When I write under the white gaze I talk about how people of all races harbor racism in their hearts because “it’s not a sin issue, it’s a skin issue.” I take pains to point out that not all whites are racist, and that they don’t actually “mean” to be insensitive. I have to remind myself to include a “what do we do about it” section for all the white folks who demand answers from black people about how not to be racist.

I’ve been in so many battles with white people about racism and its effects that I cannot write without thinking about the possible attacks. I keep my words guarded and tentative in case a white person might get offended. I temper my emotions so that I don’t get labeled an “angry black man.” I soft-pedal the trauma of living in a racialized context where I am frequently the disdained “other” or at best an object of pity and charity.

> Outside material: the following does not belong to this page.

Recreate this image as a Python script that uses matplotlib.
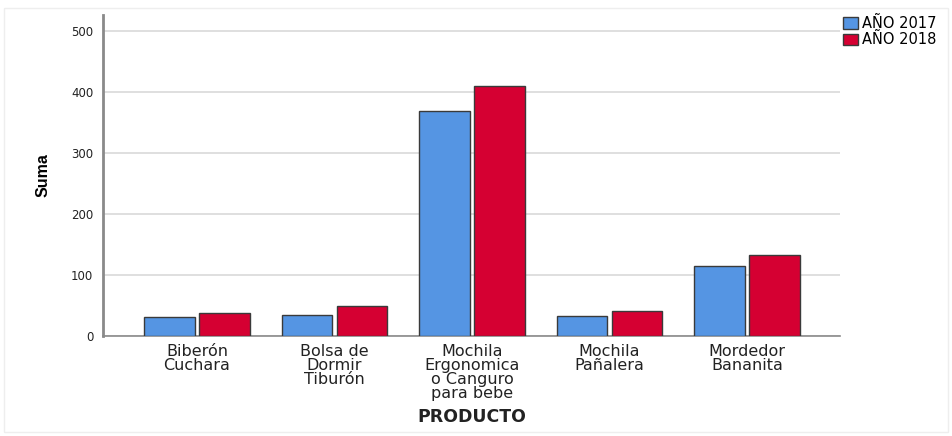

When I write with a primarily black audience in mind I sound different. It’s the difference between the way I talk with a group of black friends and the way I talked in a racially mixed setting. I use more colloquialisms. I drop all the caveats and qualifications and I just speak. Most significantly, I am free. Free to be mad. Free to be devastated. Free to be tired. Free to be me.

Just to clarify (and this additional explanation is part of what it means to write under the white gaze), I want white people to read what I write. People of any race who want to learn more about black perspectives (emphasis on the plural) should feel free to access any of our material. At the same time, minorities need spaces where they can openly communicate without concern for offending certain people who do not share their experiences. It cannot be over-emphasized how much black people have to think about how white people will judge us–how we dress, get our hair cut, what music we listen to, which political candidate we support. We just need opportunities to speak the unfiltered truth of our lives. It’s okay when black people write, sing, act, dance, laugh, and live with only other black people in mind. The words and lives of black people don’t always have to be accessible or comforting to whites.

I’m not sure how honest I’m being right now. I can’t always tell when I’m filtering my feelings for fear of offending whites. I resonate with Toni Morrison when she says, “The problem of being free to write the way you wish to without this other racialized gaze is a serious one for an African American writer.” The white gaze is so pervasive that it affects me subconsciously even when I have the opportunity to write apart from it.

I suppose I always write with both blacks and whites in mind because that is how I live. I am always a racial minority in this country which means I’m always grasping to hold and celebrate my cultural heritage while also seeking to follow the norms of white society.

This post will anger some white people. They will ask for more explanations and object to my premises. They will apply more labels to me and subtly or overtly discredit my experience. If that is your response, then it supports my point. All I can do is sigh and keep writing.

I will continue to write as a Christian who is also black. I am aware of the white gaze but endeavoring not to be silenced by it. I write not so much for white people or black people, but for the sake of my own soul and fidelity to my calling. Hopefully some of my words give voice to others, but it is God’s gaze of which I am most conscious.